What if we only operate under one regulatory framework — is continuous governance still necessary?
Even under a single framework like ISO 27001 or GDPR, continuous governance adds measurable value over the project-based alternative. Regulations evolve, your organisation changes, and the gap between documented controls and operational reality grows whenever governance attention lapses. The cost of rebuilding for each certification cycle consistently exceeds the cost of maintaining continuously — and the risk exposure during the gaps is real, regardless of how many frameworks are in scope. Single-framework organisations are not immune to governance drift; they are simply less likely to notice it until an audit or incident makes it visible.
How do we avoid the same dependency problem with a governance-as-a-service provider that we had with consultants?
The key difference lies in how knowledge is structured and where it lives. A well-designed governance-as-a-service model embeds knowledge into your organisation through documented processes, role-based accountability, and tooling that your team actively uses — rather than concentrating it in an individual who can walk away. When evaluating providers, look for explicit knowledge transfer mechanisms, internal capability building as part of the service design, and governance tooling that your team owns and operates. The goal is for the provider to make your organisation more capable over time, not more dependent.
What should we do right now if we suspect we already have significant governance drift?
Start with an honest internal assessment: ask your team to explain the rationale behind your five most critical controls, check when your risk register was last updated relative to your last significant operational change, and identify who inside the organisation would notice if a key control stopped functioning. These three checks will quickly surface whether drift is present and how significant it is. From there, the priority is not to rebuild everything at once but to identify the highest-risk gaps — particularly those that would be exposed in an audit or incident — and address those first while putting a continuous maintenance model in place.
How do we make the business case internally for moving away from consultant-led compliance?
The most effective business case combines the visible and hidden costs of the current model. Start by calculating what your organisation has spent on compliance consultancy over the past 36 months — including not just fees, but internal coordination time, onboarding overhead, and any remediation costs following audits where gaps were found. Then model the cost of a continuous governance model over the same period, factoring in reduced audit preparation effort, fewer remediation cycles, and the strategic value of always-ready compliance. For organisations under multiple regulatory frameworks, the integration efficiency of a unified governance model typically strengthens the case further.

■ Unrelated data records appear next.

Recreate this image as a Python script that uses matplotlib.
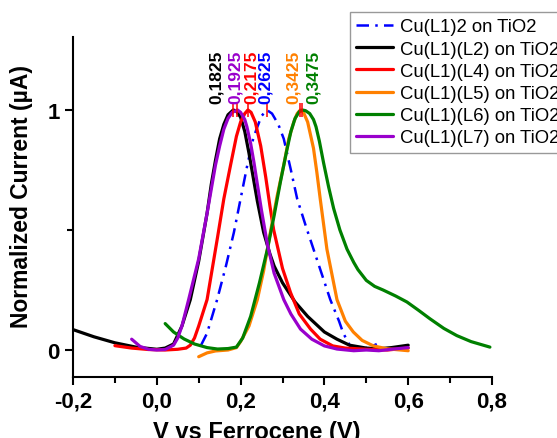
import matplotlib
matplotlib.use("Agg")
import matplotlib.pyplot as plt
from matplotlib.ticker import MultipleLocator, FuncFormatter

plt.rcParams["font.family"] = ["Liberation Sans", "DejaVu Sans"]

# Cu(L1)2 on TiO2
v_b = [0.105, 0.12, 0.144, 0.165, 0.184, 0.20, 0.216, 0.23, 0.24, 0.25, 0.2625, 0.275, 0.29,
       0.303, 0.32, 0.335, 0.355, 0.374, 0.395, 0.414, 0.435, 0.445, 0.462, 0.49, 0.51, 0.525]
i_b = [0.018, 0.07, 0.21, 0.35, 0.49, 0.63, 0.77, 0.88, 0.93, 0.975, 1.0, 0.985, 0.94,
       0.88, 0.75, 0.63, 0.52, 0.42, 0.31, 0.21, 0.12, 0.07, 0.015, 0.005, 0.012, 0.025]

# Cu(L1)(L2)
v_l2 = [-0.20, -0.15, -0.10, -0.05, 0.00, 0.02, 0.04, 0.06, 0.08, 0.10, 0.12, 0.13, 0.14,
        0.15, 0.16, 0.17, 0.1825, 0.19, 0.20, 0.21, 0.22, 0.23, 0.24, 0.255, 0.27, 0.28,
        0.30, 0.33, 0.36, 0.40, 0.43, 0.46, 0.50, 0.53, 0.56, 0.60]
i_l2 = [0.085, 0.055, 0.03, 0.012, 0.003, 0.008, 0.025, 0.10, 0.21, 0.37, 0.57, 0.69, 0.79,
        0.88, 0.94, 0.98, 1.0, 0.995, 0.97, 0.91, 0.82, 0.72, 0.62, 0.49, 0.40, 0.35,
        0.28, 0.20, 0.14, 0.075, 0.045, 0.02, 0.008, 0.005, 0.01, 0.02]

# Cu(L1)(L4)
v_l4 = [-0.10, -0.06, -0.02, 0.02, 0.05, 0.07, 0.08, 0.09, 0.10, 0.12, 0.145, 0.16, 0.176,
        0.19, 0.20, 0.21, 0.2175, 0.225, 0.235, 0.248, 0.26, 0.27, 0.279, 0.30, 0.319, 0.34,
        0.367, 0.39, 0.42, 0.45, 0.50, 0.55, 0.60]
i_l4 = [0.018, 0.008, 0.002, 0.0, 0.003, 0.008, 0.02, 0.05, 0.10, 0.21, 0.47, 0.63, 0.77,
        0.89, 0.95, 0.985, 1.0, 0.99, 0.95, 0.85, 0.72, 0.60, 0.50, 0.34, 0.24, 0.15,
        0.087, 0.045, 0.017, 0.008, 0.003, 0.0, 0.008]

# Cu(L1)(L5)
v_l5 = [0.10, 0.12, 0.14, 0.17, 0.19, 0.20, 0.22, 0.24, 0.255, 0.271, 0.287, 0.303, 0.315,
        0.327, 0.335, 0.3425, 0.35, 0.36, 0.374, 0.382, 0.39, 0.406, 0.43, 0.45, 0.469,
        0.49, 0.517, 0.55, 0.60]
i_l5 = [-0.028, -0.012, -0.004, 0.0, 0.01, 0.035, 0.10, 0.21, 0.33, 0.49, 0.64, 0.77, 0.88,
        0.95, 0.985, 1.0, 0.99, 0.95, 0.84, 0.74, 0.63, 0.42, 0.21, 0.12, 0.075,
        0.04, 0.017, 0.005, -0.003]

# Cu(L1)(L6)
v_l6 = [0.02, 0.04, 0.065, 0.09, 0.12, 0.145, 0.17, 0.19, 0.205, 0.224, 0.245, 0.264, 0.28,
        0.295, 0.31, 0.32, 0.33, 0.34, 0.3475, 0.355, 0.365, 0.374, 0.38, 0.388, 0.398, 0.41,
        0.422, 0.437, 0.454, 0.47, 0.48, 0.50, 0.52, 0.54, 0.57, 0.597, 0.625, 0.652, 0.685,
        0.716, 0.75, 0.795]
i_l6 = [0.11, 0.075, 0.046, 0.025, 0.01, 0.004, 0.006, 0.012, 0.05, 0.14, 0.28, 0.42, 0.56,
        0.70, 0.83, 0.91, 0.965, 0.993, 1.0, 0.997, 0.985, 0.96, 0.93, 0.87, 0.78, 0.68,
        0.59, 0.50, 0.42, 0.365, 0.335, 0.29, 0.265, 0.25, 0.225, 0.20, 0.165, 0.13, 0.09,
        0.06, 0.035, 0.012]

# Cu(L1)(L7)
v_l7 = [-0.06, -0.04, -0.02, 0.00, 0.02, 0.04, 0.05, 0.06, 0.076, 0.10, 0.12, 0.14, 0.15,
        0.16, 0.17, 0.18, 0.1925, 0.20, 0.21, 0.215, 0.224, 0.232, 0.24, 0.25, 0.264, 0.28,
        0.303, 0.32, 0.343, 0.37, 0.40, 0.43, 0.47, 0.50, 0.53, 0.56, 0.60]
i_l7 = [0.045, 0.015, 0.003, 0.0, 0.002, 0.02, 0.05, 0.10, 0.21, 0.38, 0.57, 0.77, 0.85,
        0.92, 0.965, 0.99, 1.0, 0.99, 0.96, 0.93, 0.86, 0.78, 0.69, 0.58, 0.44, 0.32,
        0.21, 0.15, 0.087, 0.045, 0.017, 0.004, -0.003, 0.0, -0.003, 0.003, 0.01]

labels = ["Cu(L1)2 on TiO2", "Cu(L1)(L2) on TiO2", "Cu(L1)(L4) on TiO2",
          "Cu(L1)(L5) on TiO2", "Cu(L1)(L6) on TiO2", "Cu(L1)(L7) on TiO2"]
colors = ["#0000FF", "#000000", "#FF0000", "#FF8000", "#008000", "#9900CC"]

peaks = [0.2625, 0.1825, 0.2175, 0.3425, 0.3475, 0.1925]
peak_texts = ["0,2625", "0,1825", "0,2175", "0,3425", "0,3475", "0,1925"]
# horizontal shift of the peak labels so they do not overlap
label_shift = [-0.003, -0.04, 0.009, -0.017, 0.027, -0.006]


def comma(x, pos):
    return f"{x:.1f}".replace(".", ",")


def main():
    fig = plt.figure(figsize=(5.57, 4.39), dpi=100)
    ax = fig.add_axes([73 / 557, 1 - 378 / 439, (492 - 73) / 557, (378 - 38) / 439])

    series = [(v_b, i_b), (v_l2, i_l2), (v_l4, i_l4), (v_l5, i_l5), (v_l6, i_l6), (v_l7, i_l7)]
    for k, (v, i) in enumerate(series):
        if k == 0:
            ax.plot(v, i, color=colors[k], lw=1.8, ls=(0, (5, 2.5, 1, 2.5)), label=labels[k])
        else:
            ax.plot(v, i, color=colors[k], lw=2.3, label=labels[k],
                    solid_joinstyle="round", solid_capstyle="round")

    # peak markers and labels
    for k in range(len(peaks)):
        ax.plot(peaks[k], 1.0, marker="|", color="#FF0000", ms=10, mew=1.1)
        ax.text(peaks[k] + label_shift[k], 1.03, peak_texts[k], rotation=90,
                ha="center", va="bottom", color=colors[k], fontsize=12.5, fontweight="bold")

    ax.set_xlim(-0.2, 0.8)
    ax.set_ylim(-0.1125, 1.304)
    ax.xaxis.set_major_locator(MultipleLocator(0.2))
    ax.xaxis.set_minor_locator(MultipleLocator(0.1))
    ax.xaxis.set_major_formatter(FuncFormatter(comma))
    ax.set_yticks([0, 1])
    ax.set_yticks([0.5], minor=True)

    for s in ["top", "right"]:
        ax.spines[s].set_visible(False)
    for s in ["left", "bottom"]:
        ax.spines[s].set_linewidth(1.5)
    ax.tick_params(which="major", direction="out", length=6, width=1.5, labelsize=16)
    ax.tick_params(which="minor", direction="out", length=4, width=1.5)
    for t in ax.get_xticklabels() + ax.get_yticklabels():
        t.set_fontweight("bold")

    ax.set_xlabel("V vs Ferrocene (V)", fontsize=17, fontweight="bold")
    ax.xaxis.set_label_coords((257 - 73) / 419, (378 - 439) / 340)
    ax.xaxis.label.set_va("baseline")
    ax.set_ylabel("Normalized Current (µA)", fontsize=16.5, fontweight="bold")
    ax.yaxis.set_label_coords((22 - 73) / 419, (378 - 197) / 340)
    ax.yaxis.label.set_va("center")

    leg = fig.legend(loc="upper left", bbox_to_anchor=(350 / 557, 1 - 13 / 439),
                     fontsize=13.3, frameon=True, fancybox=False, borderaxespad=0,
                     handlelength=2.0, handletextpad=0.35, labelspacing=0.28,
                     borderpad=0.35)
    leg.get_frame().set_edgecolor("#808080")
    leg.get_frame().set_linewidth(1.0)

    fig.savefig("out.png", dpi=100)


if __name__ == "__main__":
    main()
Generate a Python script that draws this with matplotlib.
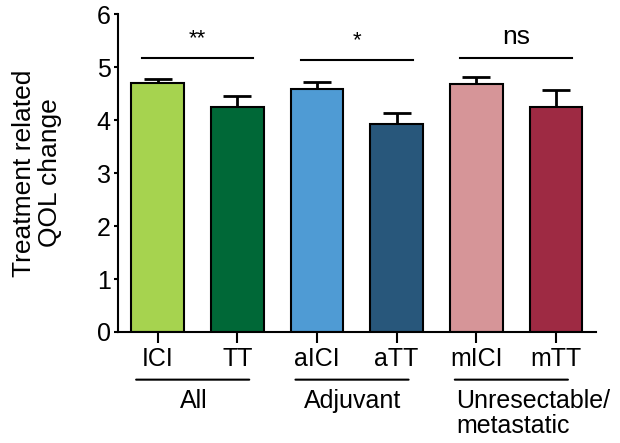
import numpy as np
import matplotlib.pyplot as plt

plt.rcParams['font.family'] = ['Liberation Sans', 'DejaVu Sans']

labels = ['ICI', 'TT', 'aICI', 'aTT', 'mICI', 'mTT']
means = [4.70, 4.25, 4.58, 3.92, 4.68, 4.25]
errs = [0.07, 0.20, 0.14, 0.21, 0.13, 0.32]
colors = ['#a6d34f', '#006837', '#4f9bd4', '#28577b', '#d69598', '#9e2a43']

groups = ['All', 'Adjuvant', 'Unresectable/\nmetastatic']
signif = ['**', '*', 'ns']
signif_y = [5.17, 5.13, 5.17]

fig = plt.figure(figsize=(6.2, 4.43), dpi=100)
ax = fig.add_axes([0.19, 0.2506, 0.771, 0.7174])

x = np.arange(len(labels))
ax.bar(x, means, width=0.66, color=colors, edgecolor='black', linewidth=1.5, zorder=2)
ax.errorbar(x, means, yerr=[np.zeros(len(errs)), errs], fmt='none', ecolor='black',
            elinewidth=2, capsize=10, capthick=2, zorder=1)

ax.set_xlim(-0.5, 5.5)
ax.set_ylim(0, 6)
ax.set_yticks(range(7))
ax.set_xticks(x)
ax.set_xticklabels(labels)
ax.tick_params(labelsize=18, width=1.5)
ax.tick_params(axis='y', length=3, pad=2)
ax.tick_params(axis='x', length=8, pad=3)
ax.spines['top'].set_visible(False)
ax.spines['right'].set_visible(False)
ax.spines['left'].set_linewidth(1.5)
ax.spines['bottom'].set_linewidth(1.5)
ax.set_ylabel('Treatment related\nQOL change', fontsize=19, labelpad=25, linespacing=1.1)

for i, (s, yy) in enumerate(zip(signif, signif_y)):
    x0, x1 = 2 * i - 0.2, 2 * i + 1.2
    ax.plot([x0, x1], [yy, yy], color='black', lw=1.5, clip_on=False)
    if s == 'ns':
        ax.text(2 * i + 0.5, yy + 0.17, s, ha='center', va='bottom', fontsize=19)
    else:
        ax.text(2 * i + 0.5, yy + 0.17, s, ha='center', va='bottom', fontsize=16)

# group labels under the axis
for i, g in enumerate(groups):
    x0, x1 = 2 * i - 0.27, 2 * i + 1.15
    ax.annotate('', xy=(x0, -0.9), xytext=(x1, -0.9), xycoords='data',
                arrowprops=dict(arrowstyle='-', lw=1.5, color='black',
                                shrinkA=0, shrinkB=0), annotation_clip=False)
    if i < 2:
        ax.text(2 * i + 0.45, -1.08, g, ha='center', va='top', fontsize=18)
    else:
        ax.text(2 * i - 0.25, -1.08, g, ha='left', va='top', fontsize=18,
                linespacing=1.05)

fig.savefig('out.png', dpi=100)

Which regulatory frameworks are most poorly served by the project-based consultancy model?
Frameworks with continuous monitoring requirements, surveillance audit cycles, or obligations that evolve with operational changes are the worst fit for project-based compliance. ISO 27001 and ISO 42001 both require ongoing evidence of control operation across a three-year certification cycle — not just a point-in-time snapshot. GDPR imposes continuous accountability obligations that do not reset after an audit. NIS2 and DORA require organisations to demonstrate operational resilience on an ongoing basis, not just at certification. The EU AI Act adds another layer of continuous conformity obligations for high-risk AI systems. Any organisation operating under more than one of these frameworks simultaneously is carrying significant structural risk if governance is managed through episodic consultancy.